Consider the following yields on bonds with approximately 20 years to maturity:
Issuer Yield Tax Status
New York City Transitional Finance Authority 3.272% Tax Exempt Muni
State of Illinois Build America Bond (BAB) 6.691% Taxable
State of Connecticut General Obligation (GO) 3.695% Tax Exempt Muni
Verizon Communications (corporate bond) 5.460% Taxable
Calculate the taxable equivalent yields of the tax exempt municipal bonds for the following marginal tax rates: 10%, 15%, 28%, 35%. For which of these tax rates will an investor prefer the NYC Transitional Finance Authority bond to the State of Illinois Build American Bond? To the Verizon Communications bond? For which of these tax rates will an investor prefer the State of Connecticut bond to the State of Illinois Build America Bond? To the Verizon Communications bond?
Given your answer in part a., why would an investor ever buy the NYC Transitional Finance Authority bond rather than the Illinois BAB or the Verizon Communications bond?

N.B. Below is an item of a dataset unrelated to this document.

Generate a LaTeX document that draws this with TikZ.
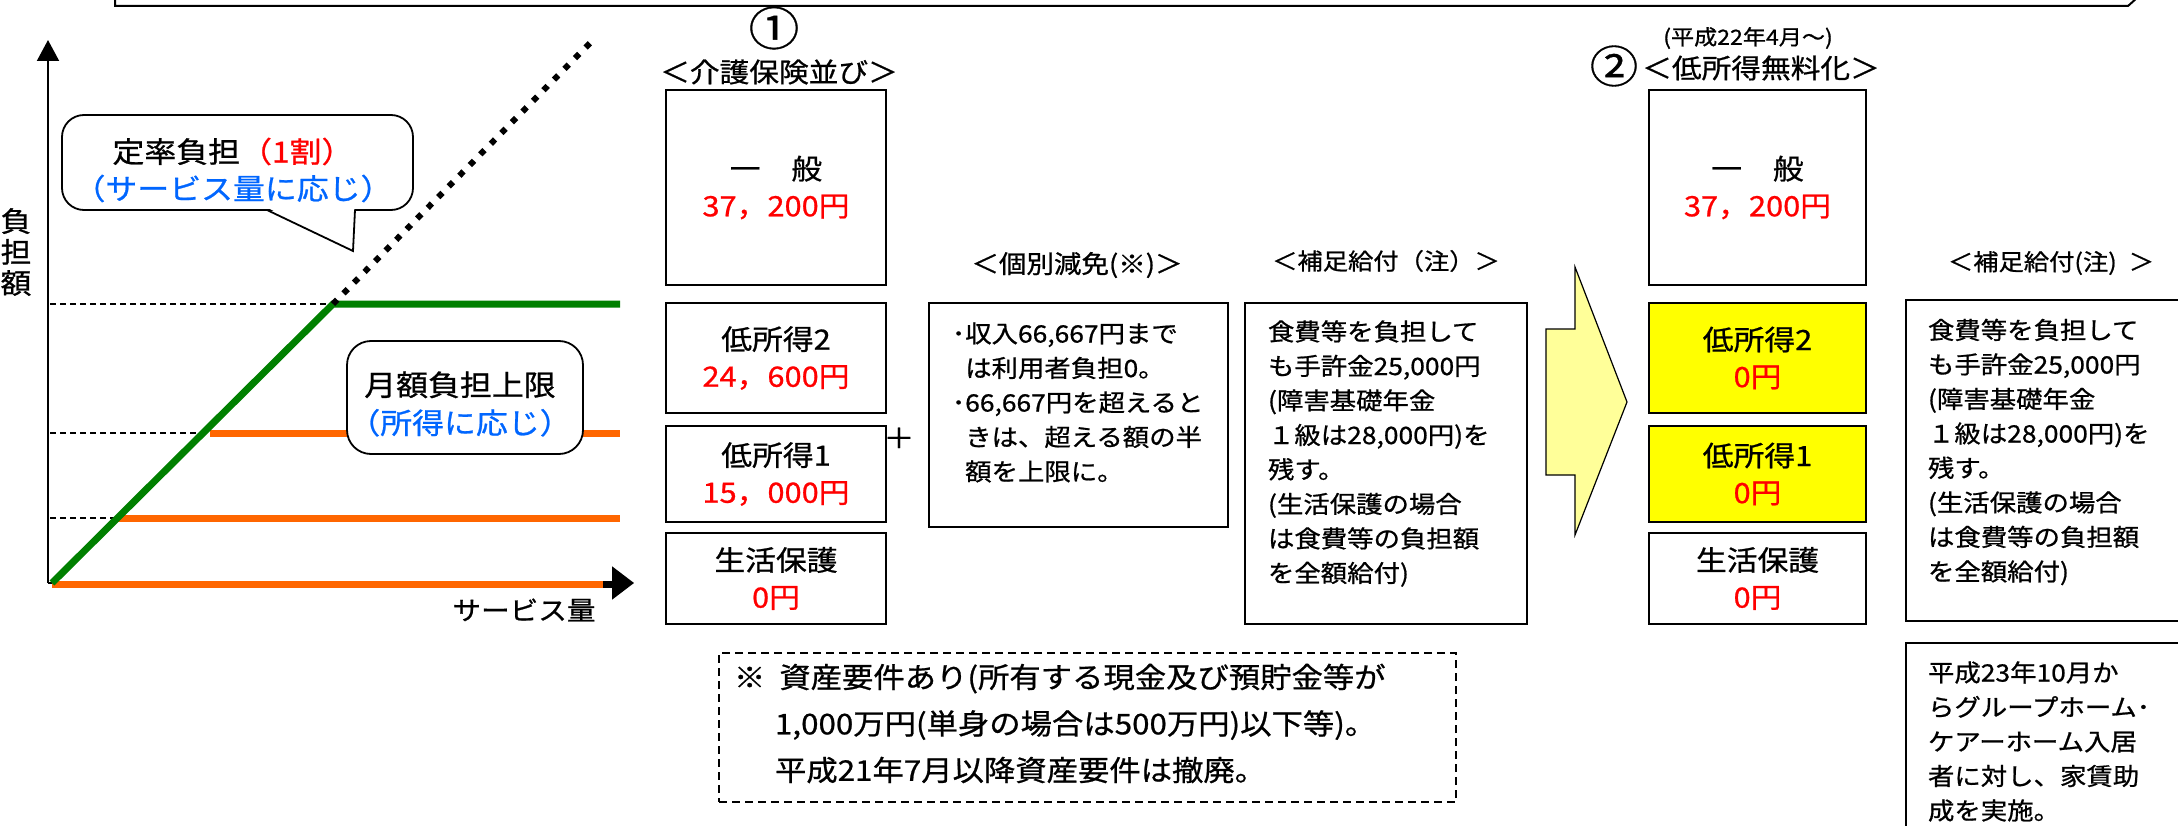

What is the marginal tax rate for which an investor is indifferent between the Verizon Communications bond and the NYC Transitional Finance Authority bond? What is the marginal tax rate for which an investor is indifferent between the Verizon Communications bond and the Connecticut General Obligation bond?
A New York City investor is trying to decide between the NYC Transitional Finance Authority bond and the Connecticut General Obligation bond. The investor is subject to a marginal federal income tax rate of 39.6%, and is subject to a 12% marginal tax rate for New York City and State income tax. Calculate the taxable equivalent yield of each bond for this investor. Everything else equal, which bond will this investor prefer?
A Connecticut investor is trying to decide between the Connecticut General Obligation bond and the New York City Transitional Finance Authority bond. The investor is subject to a marginal federal income tax rate of 39.6%, and is subject to an 6.5% marginal tax rate for Connecticut income tax. Calculate the taxable equivalent yield of each bond for this investor. Everything else equal, which bond will this investor prefer?
Given your answers to parts d. and e., explain the attraction of municipal bonds for investors that reside in the state of issue.